Why do I say “pseudo-farm?” Because on Monday I also had to pick up three empty PBR cans someone tossed into the front yard artichoke patch. Oh, and a used blue thong—not the kind you wear on your foot. If I dared fantasize for a second that I was living on a real farm in the real country, THAT certainly keeps sets me straight.
The one other big pleasure I get from my morning animal chores is this—the one Susan Orleans neglected to mention—is this gratitude. When I toss in the Timothy grass and fill up the laying pellets, the chickens and goats are visibly relieved. (I don’t have to lug water. Susan, do yourself a favor and get an extra garden hose and a self-regulating water bucket).
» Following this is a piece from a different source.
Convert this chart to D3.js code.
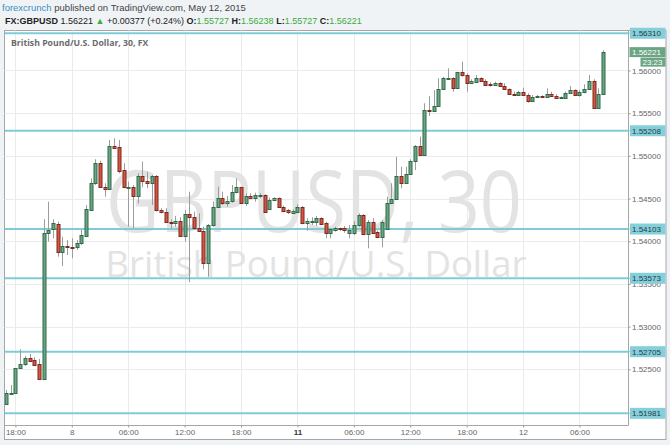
<!DOCTYPE html>
<html><head><meta charset="utf-8">
<script src="https://cdn.jsdelivr.net/npm/d3@7"></script>
<style>
html,body{margin:0;padding:0;background:#f0f3f6;}
svg{display:block;}
</style></head>
<body><svg id="c" width="670" height="445"></svg>
<script>
// GBPUSD 30-minute candles, 7 May 17:00 -> 12 May 08:30 (bar index = category)
const candleOpen = [
1.52093,1.52216,1.52226,1.52512,1.52562,1.52629,1.52609,1.52558,1.52390,1.54100,
1.54143,1.54205,1.53877,1.53941,1.53936,1.53929,1.53976,1.54065,1.54366,1.54679,
1.54913,1.54639,1.54615,1.55119,1.55107,1.54834,1.54627,1.54639,1.54530,1.54768,
1.54706,1.54679,1.54764,1.54366,1.54346,1.54229,1.54210,1.54240,1.54065,1.54319,
1.54280,1.54151,1.54123,1.53742,1.54190,1.54405,1.54503,1.54451,1.54475,1.54573,
1.54632,1.54444,1.54533,1.54503,1.54542,1.54542,1.54378,1.54479,1.54506,1.54405,
1.54366,1.54334,1.54346,1.54405,1.54210,1.54229,1.54229,1.54269,1.54210,1.54093,
1.54132,1.54151,1.54151,1.54100,1.54093,1.54190,1.54307,1.54085,1.54229,1.54112,
1.54046,1.54143,1.54444,1.54491,1.54764,1.54686,1.54784,1.54940,1.55116,1.55010,
1.55534,1.55526,1.55584,1.55780,1.55904,1.55909,1.55799,1.55979,1.55944,1.55857,
1.55869,1.55909,1.55881,1.55838,1.55830,1.55857,1.55822,1.55780,1.55725,1.55710,
1.55745,1.55713,1.55646,1.55693,1.55697,1.55693,1.55725,1.55705,1.55681,1.55681,
1.55740,1.55768,1.55710,1.55748,1.55780,1.55881,1.55557,1.55727];
const candleHigh = [
1.52257,1.52316,1.52515,1.52734,1.52656,1.52679,1.52640,1.52621,1.54257,1.54463,
1.54257,1.54229,1.54053,1.54014,1.54034,1.54014,1.54132,1.54424,1.54737,1.54960,
1.54943,1.54679,1.55186,1.55206,1.55186,1.54913,1.54697,1.54659,1.54796,1.54932,
1.54815,1.54776,1.54776,1.54386,1.54386,1.54257,1.54295,1.54280,1.54366,1.54580,
1.54346,1.54327,1.54170,1.54202,1.54463,1.54639,1.54580,1.54530,1.54659,1.54737,
1.54639,1.54561,1.54561,1.54569,1.54565,1.54550,1.54510,1.54514,1.54514,1.54416,
1.54378,1.54374,1.54433,1.54413,1.54269,1.54280,1.54295,1.54280,1.54229,1.54151,
1.54170,1.54159,1.54178,1.54190,1.54237,1.54327,1.54319,1.54249,1.54269,1.54123,
1.54249,1.54522,1.54679,1.54990,1.54873,1.54873,1.54960,1.55127,1.55225,1.55616,
1.55701,1.55771,1.55909,1.55927,1.56026,1.55920,1.55986,1.56103,1.55967,1.55897,
1.55947,1.55920,1.55897,1.55862,1.55869,1.55865,1.55850,1.55791,1.55752,1.55760,
1.55799,1.55733,1.55713,1.55713,1.55709,1.55791,1.55752,1.55722,1.55697,1.55752,
1.55818,1.55780,1.55771,1.55838,1.55947,1.55897,1.55791,1.56238];
const candleLow = [
1.52081,1.52210,1.52222,1.52509,1.52539,1.52597,1.52539,1.52386,1.52386,1.53995,
1.54034,1.53819,1.53710,1.53839,1.53800,1.53897,1.53956,1.54053,1.54354,1.54659,
1.54632,1.54522,1.54600,1.55089,1.54796,1.54620,1.54170,1.54151,1.54444,1.54632,
1.54620,1.54424,1.54346,1.54327,1.54217,1.54151,1.54170,1.54053,1.53995,1.53522,
1.54132,1.54112,1.53671,1.53584,1.54170,1.54397,1.54424,1.54405,1.54451,1.54561,
1.54436,1.54413,1.54491,1.54463,1.54507,1.54339,1.54366,1.54471,1.54393,1.54339,
1.54319,1.54327,1.54327,1.54198,1.54123,1.54190,1.54178,1.54190,1.54034,1.54034,
1.54112,1.54120,1.54100,1.54034,1.54073,1.54170,1.54073,1.53917,1.54085,1.54034,
1.53929,1.54132,1.54433,1.54483,1.54620,1.54671,1.54776,1.54834,1.54998,1.55002,
1.55467,1.55517,1.55576,1.55771,1.55889,1.55752,1.55791,1.55927,1.55752,1.55850,
1.55857,1.55869,1.55818,1.55810,1.55822,1.55810,1.55771,1.55713,1.55701,1.55701,
1.55705,1.55623,1.55635,1.55674,1.55681,1.55686,1.55693,1.55674,1.55674,1.55670,
1.55733,1.55701,1.55693,1.55733,1.55771,1.55549,1.55549,1.55727];
const candleClose = [
1.52219,1.52228,1.52512,1.52562,1.52629,1.52601,1.52554,1.52390,1.54096,1.54132,
1.54210,1.53877,1.53944,1.53929,1.53921,1.53976,1.54070,1.54378,1.54679,1.54913,
1.54639,1.54612,1.55119,1.55096,1.54826,1.54632,1.54639,1.54530,1.54768,1.54706,
1.54679,1.54764,1.54366,1.54346,1.54229,1.54210,1.54240,1.54065,1.54319,1.54280,
1.54151,1.54123,1.53742,1.54190,1.54405,1.54503,1.54451,1.54475,1.54573,1.54632,
1.54444,1.54533,1.54503,1.54542,1.54545,1.54346,1.54483,1.54506,1.54398,1.54358,
1.54339,1.54354,1.54405,1.54210,1.54237,1.54240,1.54269,1.54202,1.54093,1.54140,
1.54151,1.54143,1.54132,1.54132,1.54190,1.54307,1.54085,1.54229,1.54100,1.54046,
1.54229,1.54444,1.54491,1.54764,1.54686,1.54784,1.54940,1.55116,1.55010,1.55534,
1.55526,1.55584,1.55780,1.55909,1.55909,1.55799,1.55979,1.55944,1.55857,1.55881,
1.55909,1.55881,1.55830,1.55830,1.55857,1.55822,1.55780,1.55725,1.55710,1.55745,
1.55713,1.55646,1.55693,1.55697,1.55689,1.55722,1.55705,1.55681,1.55689,1.55740,
1.55768,1.55710,1.55748,1.55780,1.55881,1.55557,1.55727,1.56221];

// axis ticks
const priceTicks = [1.525, 1.530, 1.535, 1.540, 1.545, 1.550, 1.555, 1.560];
const timeTickIndex = [2, 14, 26, 38, 50, 62, 74, 86, 98, 110, 122];
const timeTickLabels = ["18:00","8","06:00","12:00","18:00","11","06:00","12:00","18:00","12","06:00"];
const boldTimeLabels = ["11"];

// user-drawn horizontal lines: level where drawn, and the price shown in their label
const hlineLevels = [1.56436, 1.55294, 1.54143, 1.53566, 1.52706, 1.51984];
const hlineLabels = ["1.56310","1.55208","1.54103","1.53573","1.52705","1.51981"];

// header info
const symbol = "FX:GBPUSD";
const change = "+0.00377";
const changePct = "(+0.24%)";
const countdown = "23:23";

const candles = candleOpen.map((o, i) => ({i, o, h: candleHigh[i], l: candleLow[i], c: candleClose[i]}));
const last = candles[candles.length - 1];

const svg = d3.select("#c");
const L = 4.5, R = 628.5, T = 30.5, B = 425.5;

const x = d3.scaleLinear().domain([-0.32, 132.43]).range([L, R]);
const y = d3.scaleLinear().domain([1.518415, 1.564685]).range([B, T]);

// background
svg.append("rect").attr("width", 670).attr("height", 445).attr("fill", "#f0f3f6");
svg.append("rect").attr("x", L).attr("y", T).attr("width", 661.5).attr("height", 409)
  .attr("fill", "#ffffff").attr("stroke", "#a6a6a6");

// grid
const grid = svg.append("g");
grid.selectAll(".vg").data(timeTickIndex).join("line")
  .attr("x1", d => Math.round(x(d)) + 0.5).attr("x2", d => Math.round(x(d)) + 0.5)
  .attr("y1", T).attr("y2", B).attr("stroke", "#ebebeb");
grid.selectAll(".hg").data(priceTicks).join("line")
  .attr("x1", L).attr("x2", R)
  .attr("y1", d => Math.round(y(d)) + 0.5).attr("y2", d => Math.round(y(d)) + 0.5)
  .attr("stroke", "#ebebeb");

// watermark
const wm = svg.append("g").attr("fill", "#e3e3e3").attr("font-family", "'Open Sans', sans-serif");
wm.append("text").attr("x", 314).attr("y", 232).attr("text-anchor", "middle")
  .attr("font-size", 86).attr("textLength", 416).attr("lengthAdjust", "spacingAndGlyphs")
  .text("GBPUSD, 30");
wm.append("text").attr("x", 316).attr("y", 277).attr("text-anchor", "middle")
  .attr("font-size", 37).attr("textLength", 421).attr("lengthAdjust", "spacingAndGlyphs")
  .text("British Pound/U.S. Dollar");

// title
svg.append("text").attr("x", 11).attr("y", 45.5)
  .attr("font-family", "'Open Sans', sans-serif").attr("font-size", 8.7).attr("font-weight", "bold")
  .attr("fill", "#6b6b6b").text("British Pound/U.S. Dollar, 30, FX");

// clip
svg.append("clipPath").attr("id", "plotclip").append("rect")
  .attr("x", L).attr("y", T).attr("width", R - L).attr("height", B - T);

// horizontal lines
svg.append("g").attr("clip-path", "url(#plotclip)")
  .selectAll("line").data(hlineLevels).join("line")
  .attr("x1", L).attr("x2", R)
  .attr("y1", d => y(d)).attr("y2", d => y(d))
  .attr("stroke", "#7fccd8").attr("stroke-width", 2);

// candles
const cg = svg.append("g").attr("clip-path", "url(#plotclip)");
const up = d => d.c >= d.o;
cg.selectAll(".wick").data(candles).join("line")
  .attr("x1", d => Math.round(x(d.i)) + 0.5).attr("x2", d => Math.round(x(d.i)) + 0.5)
  .attr("y1", d => y(d.h)).attr("y2", d => y(d.l))
  .attr("stroke", "#9c9c9c").attr("stroke-width", 1);
cg.selectAll(".body").data(candles).join("rect")
  .attr("x", d => Math.round(x(d.i)) - 1)
  .attr("width", 3)
  .attr("y", d => Math.round(y(Math.max(d.o, d.c))) + 0.5)
  .attr("height", d => Math.max(Math.round(y(Math.min(d.o, d.c))) - Math.round(y(Math.max(d.o, d.c))), 1))
  .attr("fill", d => up(d) ? "#6ba583" : "#d75442")
  .attr("stroke", d => up(d) ? "#2f6a49" : "#7a2a1f").attr("stroke-width", 1);

// frame lines
svg.append("line").attr("x1", R).attr("x2", R).attr("y1", T).attr("y2", B).attr("stroke", "#a6a6a6");
svg.append("line").attr("x1", L).attr("x2", R).attr("y1", B).attr("y2", B).attr("stroke", "#a6a6a6");

// price axis
const yAxis = d3.axisRight(y).tickValues(priceTicks).tickFormat(d3.format(".5f"))
  .tickSize(2).tickPadding(1.5);
const ya = svg.append("g").attr("transform", `translate(${R},0)`).call(yAxis);
ya.select(".domain").remove();
ya.selectAll(".tick line").attr("stroke", "#999");
ya.selectAll(".tick text").attr("font-family", "'Liberation Sans', Arial, sans-serif")
  .attr("font-size", 8).attr("fill", "#666");

// time axis
const xAxis = d3.axisBottom(x).tickValues(timeTickIndex)
  .tickFormat((d, k) => timeTickLabels[k]).tickSize(2).tickPadding(2);
const xa = svg.append("g").attr("transform", `translate(0,${B})`).call(xAxis);
xa.select(".domain").remove();
xa.selectAll(".tick line").attr("stroke", "#999");
xa.selectAll(".tick text").attr("font-family", "'Liberation Sans', Arial, sans-serif")
  .attr("font-size", 8)
  .attr("fill", (d, k) => boldTimeLabels.includes(timeTickLabels[k]) ? "#333" : "#666")
  .attr("font-weight", (d, k) => boldTimeLabels.includes(timeTickLabels[k]) ? "bold" : "normal");

// hline labels on price axis
const hl = svg.append("g").selectAll("g").data(hlineLevels).join("g")
  .attr("transform", d => `translate(${R},${y(d)})`);
hl.append("line").attr("x1", 0).attr("x2", 2).attr("stroke", "#7fccd8");
hl.append("rect").attr("x", 1.5).attr("y", -5.5).attr("width", 35.5).attr("height", 11)
  .attr("fill", "#85cfdb");
hl.append("text").attr("x", 3.5).attr("y", 3)
  .attr("font-family", "'Liberation Sans', Arial, sans-serif").attr("font-size", 8)
  .attr("fill", "#1f3d44").text((d, k) => hlineLabels[k]);

// last price label + countdown
const lp = svg.append("g").attr("transform", `translate(${R},${y(last.c)})`);
lp.append("rect").attr("x", 1).attr("y", -4.5).attr("width", 36).attr("height", 10).attr("fill", "#6ba583");
lp.append("text").attr("x", 3.5).attr("y", 3.5).attr("font-family", "'Liberation Sans', Arial, sans-serif")
  .attr("font-size", 8).attr("fill", "#fff").text(d3.format(".5f")(last.c));
lp.append("rect").attr("x", 12).attr("y", 6).attr("width", 25).attr("height", 9).attr("fill", "#6ba583");
lp.append("text").attr("x", 14).attr("y", 13.5).attr("font-family", "'Liberation Sans', Arial, sans-serif")
  .attr("font-size", 8).attr("fill", "#fff").text(countdown);

// header
const f5 = d3.format(".5f");
const hf = "'Liberation Sans', Arial, sans-serif";
const green = "#3cac3c";
const h1 = svg.append("text").attr("x", 2).attr("y", 10.5).attr("font-family", hf).attr("font-size", 9.5);
h1.append("tspan").attr("fill", "#3b8ec2").text("forexcrunch");
h1.append("tspan").attr("fill", "#444").text(" published on TradingView.com, May 12, 2015");

const h2 = svg.append("text").attr("x", 5).attr("y", 23.5).attr("font-family", hf).attr("font-size", 9)
  .attr("fill", "#222").attr("xml:space", "preserve");
const ts = (txt, col, bold) => h2.append("tspan").attr("fill", col)
  .attr("font-weight", bold ? "bold" : "normal").text(txt);
ts(symbol, "#222", true);
ts(" " + f5(last.c) + " ", "#222", false);
ts("▲", green, false);
ts(` ${change} ${changePct} `, "#222", false);
ts("O:", "#222", true); ts(f5(last.o) + " ", green, false);
ts("H:", "#222", true); ts(f5(last.h) + " ", green, false);
ts("L:", "#222", true); ts(f5(last.l) + " ", green, false);
ts("C:", "#222", true); ts(f5(last.c), green, false);
</script>
</body></html>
The animals have been up with the sun, agitating the dirt, raising the volume on their clucks and mehs, until finally they see me, the big lumbering hay-carrying creature, calling their names, followed by that damn black dog. And they grow even more excited. They race toward me. They press around me. Thank GOD you’re here. Thank YOU.
Once I drop the food, they race up to it and chomp away, the goats butting each other over who goes first, the chickens according to their prearranged caste system. They all calm down. I read all this as gratitude, as a big THANK YOU.
A lot of what we do for others during the day goes un-thanked. That’s fine. That’s the way society works. The street sweeper who cleans Victoria goes unthanked—he’s finished before I’m awake. Ditto the gardeners who mow my lawn and leave before I’m home from work, the dishwasher in the restaurant where I have lunch—we all do tasks for love or money and receive a fraction of the gratitude due. But if feeling gratitude helps make us happy, so does, to some degree, receiving it. So how great is it to start each morning making seven chickens, two dogs and two goats the happiest they’ve been in hours.
Two mornings ago I walked out and received my gratitude in the form of a picture postcard moment. Ollie, it turns out, has been serving as roost for three of the new birds.